[Instruction] Which lines in the records below contain the word "this"? Copy each one out.

[Records provided]
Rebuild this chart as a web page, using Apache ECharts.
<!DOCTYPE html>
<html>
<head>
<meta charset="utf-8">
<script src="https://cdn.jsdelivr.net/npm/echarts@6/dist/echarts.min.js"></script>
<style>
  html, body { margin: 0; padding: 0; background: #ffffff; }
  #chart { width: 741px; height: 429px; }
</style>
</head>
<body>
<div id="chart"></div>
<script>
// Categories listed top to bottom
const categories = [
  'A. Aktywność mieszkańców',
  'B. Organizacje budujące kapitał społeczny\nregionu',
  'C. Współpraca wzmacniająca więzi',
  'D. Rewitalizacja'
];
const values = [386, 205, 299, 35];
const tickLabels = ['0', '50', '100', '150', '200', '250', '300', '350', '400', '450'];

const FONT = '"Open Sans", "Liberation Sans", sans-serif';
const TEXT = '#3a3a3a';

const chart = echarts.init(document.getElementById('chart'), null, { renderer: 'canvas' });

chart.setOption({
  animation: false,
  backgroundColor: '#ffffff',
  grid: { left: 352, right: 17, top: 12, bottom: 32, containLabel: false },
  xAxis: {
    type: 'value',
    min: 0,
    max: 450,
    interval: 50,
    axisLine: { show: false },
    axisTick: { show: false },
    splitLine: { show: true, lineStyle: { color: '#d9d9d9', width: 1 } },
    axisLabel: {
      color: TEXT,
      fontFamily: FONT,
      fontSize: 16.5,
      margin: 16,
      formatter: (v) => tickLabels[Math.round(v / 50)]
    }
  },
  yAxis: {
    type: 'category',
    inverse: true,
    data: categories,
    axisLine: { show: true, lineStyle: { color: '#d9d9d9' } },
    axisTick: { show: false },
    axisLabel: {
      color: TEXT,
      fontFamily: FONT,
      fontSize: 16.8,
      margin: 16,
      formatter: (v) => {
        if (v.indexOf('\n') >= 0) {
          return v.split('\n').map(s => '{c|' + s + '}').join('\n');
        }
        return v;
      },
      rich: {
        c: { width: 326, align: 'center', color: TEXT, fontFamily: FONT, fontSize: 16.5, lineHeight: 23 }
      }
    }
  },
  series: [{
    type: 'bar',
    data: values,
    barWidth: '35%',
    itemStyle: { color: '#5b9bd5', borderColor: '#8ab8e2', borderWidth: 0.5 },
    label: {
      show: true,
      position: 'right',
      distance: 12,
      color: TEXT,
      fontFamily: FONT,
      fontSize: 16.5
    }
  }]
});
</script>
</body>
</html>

...

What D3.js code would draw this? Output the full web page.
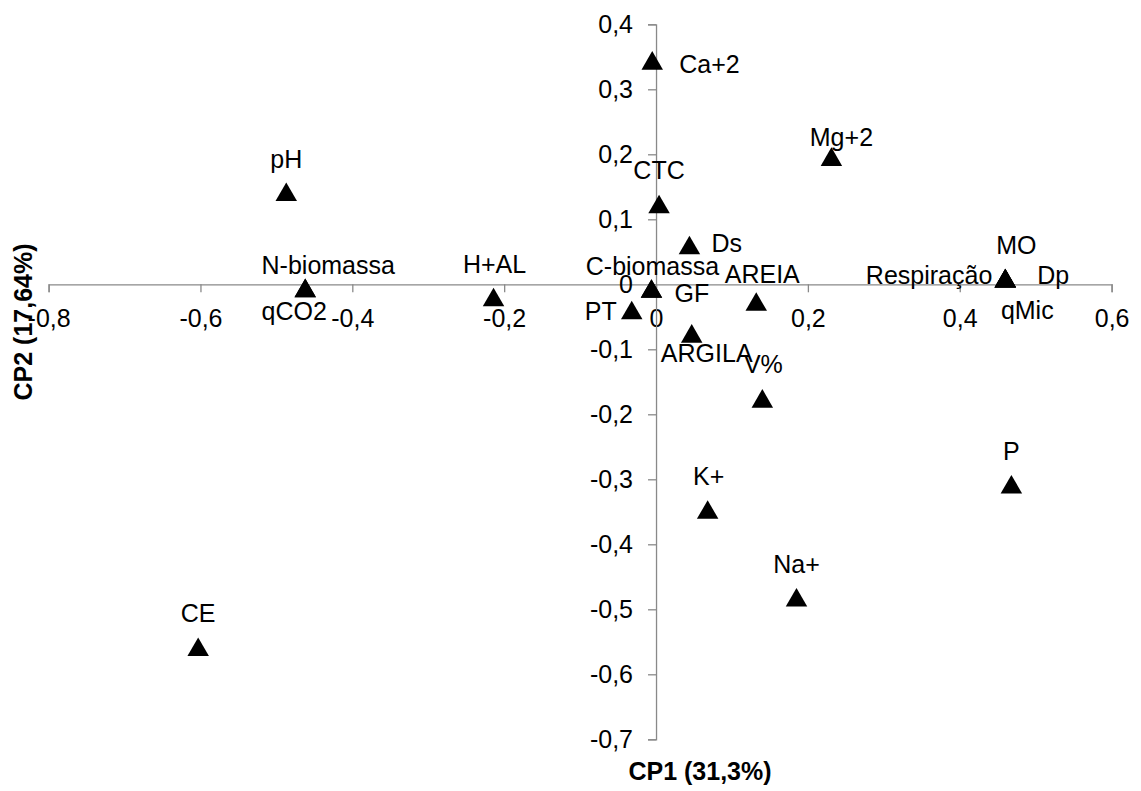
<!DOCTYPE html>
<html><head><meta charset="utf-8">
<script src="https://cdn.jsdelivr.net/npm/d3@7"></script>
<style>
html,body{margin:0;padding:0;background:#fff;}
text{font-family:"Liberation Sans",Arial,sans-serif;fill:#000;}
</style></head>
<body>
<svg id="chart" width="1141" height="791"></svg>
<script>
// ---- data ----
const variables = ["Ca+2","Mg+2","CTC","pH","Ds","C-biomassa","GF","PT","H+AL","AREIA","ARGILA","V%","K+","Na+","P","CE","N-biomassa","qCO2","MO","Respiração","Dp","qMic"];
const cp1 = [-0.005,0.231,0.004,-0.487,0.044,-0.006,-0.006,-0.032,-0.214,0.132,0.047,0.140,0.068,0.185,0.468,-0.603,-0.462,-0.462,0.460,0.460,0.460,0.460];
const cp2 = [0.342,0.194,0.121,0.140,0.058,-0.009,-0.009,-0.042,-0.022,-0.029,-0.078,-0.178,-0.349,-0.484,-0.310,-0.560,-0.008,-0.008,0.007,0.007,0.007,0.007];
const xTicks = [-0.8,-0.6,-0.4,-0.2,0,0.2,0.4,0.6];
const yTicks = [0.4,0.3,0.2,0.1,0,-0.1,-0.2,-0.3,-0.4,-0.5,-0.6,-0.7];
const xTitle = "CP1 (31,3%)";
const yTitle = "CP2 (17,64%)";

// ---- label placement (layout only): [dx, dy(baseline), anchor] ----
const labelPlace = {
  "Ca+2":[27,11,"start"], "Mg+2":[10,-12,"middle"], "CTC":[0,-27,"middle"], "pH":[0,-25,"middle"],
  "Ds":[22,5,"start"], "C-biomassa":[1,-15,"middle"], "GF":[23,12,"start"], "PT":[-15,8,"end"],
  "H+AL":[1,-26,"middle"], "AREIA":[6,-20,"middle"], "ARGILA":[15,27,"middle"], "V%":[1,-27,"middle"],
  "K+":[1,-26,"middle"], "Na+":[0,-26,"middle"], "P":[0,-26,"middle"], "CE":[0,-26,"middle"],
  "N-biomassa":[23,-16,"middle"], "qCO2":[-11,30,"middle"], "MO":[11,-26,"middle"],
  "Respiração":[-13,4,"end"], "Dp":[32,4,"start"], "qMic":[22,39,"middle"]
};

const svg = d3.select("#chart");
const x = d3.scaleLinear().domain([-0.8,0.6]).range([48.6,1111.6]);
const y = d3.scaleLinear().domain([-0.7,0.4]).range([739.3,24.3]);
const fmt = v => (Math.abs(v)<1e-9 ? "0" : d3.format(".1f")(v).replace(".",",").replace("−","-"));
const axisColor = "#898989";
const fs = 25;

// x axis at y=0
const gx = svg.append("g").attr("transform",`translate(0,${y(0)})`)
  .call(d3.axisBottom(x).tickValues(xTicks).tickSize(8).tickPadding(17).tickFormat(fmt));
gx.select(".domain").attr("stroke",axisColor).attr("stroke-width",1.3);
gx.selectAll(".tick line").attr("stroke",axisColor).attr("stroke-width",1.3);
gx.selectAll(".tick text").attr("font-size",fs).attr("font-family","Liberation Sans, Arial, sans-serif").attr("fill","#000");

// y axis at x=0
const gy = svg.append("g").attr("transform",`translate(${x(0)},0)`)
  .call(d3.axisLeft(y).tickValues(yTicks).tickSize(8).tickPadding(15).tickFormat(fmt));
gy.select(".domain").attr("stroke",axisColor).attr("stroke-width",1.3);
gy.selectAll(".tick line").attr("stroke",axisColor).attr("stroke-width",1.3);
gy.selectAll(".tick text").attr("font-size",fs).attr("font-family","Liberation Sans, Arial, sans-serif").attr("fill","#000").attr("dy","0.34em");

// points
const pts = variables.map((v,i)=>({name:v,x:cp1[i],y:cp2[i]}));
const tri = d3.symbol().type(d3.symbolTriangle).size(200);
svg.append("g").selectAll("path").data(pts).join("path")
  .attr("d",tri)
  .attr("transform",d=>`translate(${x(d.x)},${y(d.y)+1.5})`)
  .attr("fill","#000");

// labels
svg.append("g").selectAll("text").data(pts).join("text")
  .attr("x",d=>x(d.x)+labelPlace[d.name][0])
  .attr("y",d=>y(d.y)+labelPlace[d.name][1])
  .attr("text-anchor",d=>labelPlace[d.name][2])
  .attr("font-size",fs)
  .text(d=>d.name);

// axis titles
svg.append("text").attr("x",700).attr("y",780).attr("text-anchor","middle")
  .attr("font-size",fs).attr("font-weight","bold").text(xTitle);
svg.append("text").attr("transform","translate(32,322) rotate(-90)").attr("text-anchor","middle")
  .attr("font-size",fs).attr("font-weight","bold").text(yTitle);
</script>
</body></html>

[The result]
Rebuild this chart as a web page, using Apache ECharts.
What D3.js code would draw this? Output the full web page.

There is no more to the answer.